她顿了几秒钟,才回答:“你对她的出身知道多少,斯塔多克?”

“知道很多。不过和这有什么关系?”

“没什么关系……真奇怪……她父母双方的背景你都知道?”

“你他妈到底什么意思?”

“别那么粗鲁,亲爱的。我在竭尽全力帮你呢。只不过——嗯,我觉得,看到她的时候,她的举止很古怪。”

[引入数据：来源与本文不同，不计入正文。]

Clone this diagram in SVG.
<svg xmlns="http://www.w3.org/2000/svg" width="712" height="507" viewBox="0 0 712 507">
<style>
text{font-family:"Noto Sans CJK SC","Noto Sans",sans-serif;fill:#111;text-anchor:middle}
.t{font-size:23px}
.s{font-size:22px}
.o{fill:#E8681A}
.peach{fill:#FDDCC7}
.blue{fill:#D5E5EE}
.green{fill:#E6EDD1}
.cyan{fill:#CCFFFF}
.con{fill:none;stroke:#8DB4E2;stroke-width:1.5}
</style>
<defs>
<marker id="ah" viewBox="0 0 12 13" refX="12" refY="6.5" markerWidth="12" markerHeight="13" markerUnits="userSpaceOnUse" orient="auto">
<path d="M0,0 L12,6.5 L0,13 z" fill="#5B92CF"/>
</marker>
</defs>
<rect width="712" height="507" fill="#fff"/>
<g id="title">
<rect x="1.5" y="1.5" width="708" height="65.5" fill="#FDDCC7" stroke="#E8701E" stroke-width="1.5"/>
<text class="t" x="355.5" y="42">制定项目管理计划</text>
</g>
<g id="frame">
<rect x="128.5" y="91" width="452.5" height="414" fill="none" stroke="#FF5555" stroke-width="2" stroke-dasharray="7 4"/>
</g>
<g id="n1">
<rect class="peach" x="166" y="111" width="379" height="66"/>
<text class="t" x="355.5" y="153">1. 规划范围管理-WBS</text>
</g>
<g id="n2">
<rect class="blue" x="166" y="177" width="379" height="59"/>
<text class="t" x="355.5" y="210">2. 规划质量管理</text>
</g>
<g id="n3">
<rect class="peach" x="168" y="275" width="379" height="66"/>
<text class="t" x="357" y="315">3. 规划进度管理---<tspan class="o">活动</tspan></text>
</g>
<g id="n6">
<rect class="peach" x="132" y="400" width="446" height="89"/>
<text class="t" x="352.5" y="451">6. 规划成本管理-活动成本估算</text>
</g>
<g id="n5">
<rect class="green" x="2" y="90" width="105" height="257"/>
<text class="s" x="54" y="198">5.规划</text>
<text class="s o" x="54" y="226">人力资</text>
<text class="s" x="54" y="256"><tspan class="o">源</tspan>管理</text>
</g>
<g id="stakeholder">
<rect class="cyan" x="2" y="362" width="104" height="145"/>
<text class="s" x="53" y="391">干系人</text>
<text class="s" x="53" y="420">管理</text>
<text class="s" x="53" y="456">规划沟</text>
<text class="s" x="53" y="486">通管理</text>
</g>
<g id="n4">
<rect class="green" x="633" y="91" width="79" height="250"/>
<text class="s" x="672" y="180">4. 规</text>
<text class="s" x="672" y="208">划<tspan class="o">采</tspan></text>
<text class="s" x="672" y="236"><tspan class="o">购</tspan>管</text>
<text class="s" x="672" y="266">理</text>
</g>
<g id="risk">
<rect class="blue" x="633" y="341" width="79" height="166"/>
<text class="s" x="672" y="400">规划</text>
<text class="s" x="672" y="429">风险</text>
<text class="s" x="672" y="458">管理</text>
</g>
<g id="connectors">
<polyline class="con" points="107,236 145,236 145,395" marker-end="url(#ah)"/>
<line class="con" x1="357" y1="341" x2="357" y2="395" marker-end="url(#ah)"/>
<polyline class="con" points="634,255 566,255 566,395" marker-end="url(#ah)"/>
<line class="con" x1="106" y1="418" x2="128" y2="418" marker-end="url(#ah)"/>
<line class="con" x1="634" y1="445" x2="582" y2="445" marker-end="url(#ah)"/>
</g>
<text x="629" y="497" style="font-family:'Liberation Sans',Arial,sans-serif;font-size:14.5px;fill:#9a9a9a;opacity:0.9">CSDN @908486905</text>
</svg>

那天早上他离家去伯百利时,和妻子的对话,马克还记得很清楚。又一个新的恐怖念头袭上心头。这个讨厌的女人说的,莫非是事实?

“她说了什么?”马克问。

“如果她真的在那方面有问题,听我一句话,斯塔多克,赶快把她接过来,这里会有人好好照顾她。”仙女说。

“你还没有告诉我,她说了什么或是做了什么。”

“我可不想手下的人被扔进艾奇斯托精神病院。尤其是现在,我们就快要获得专断之权了。你知道,到那时候,他们会拿一般病人做实验的。不过,只要你在这张表上签个字,我午饭后就跑去,今晚就把她接来。”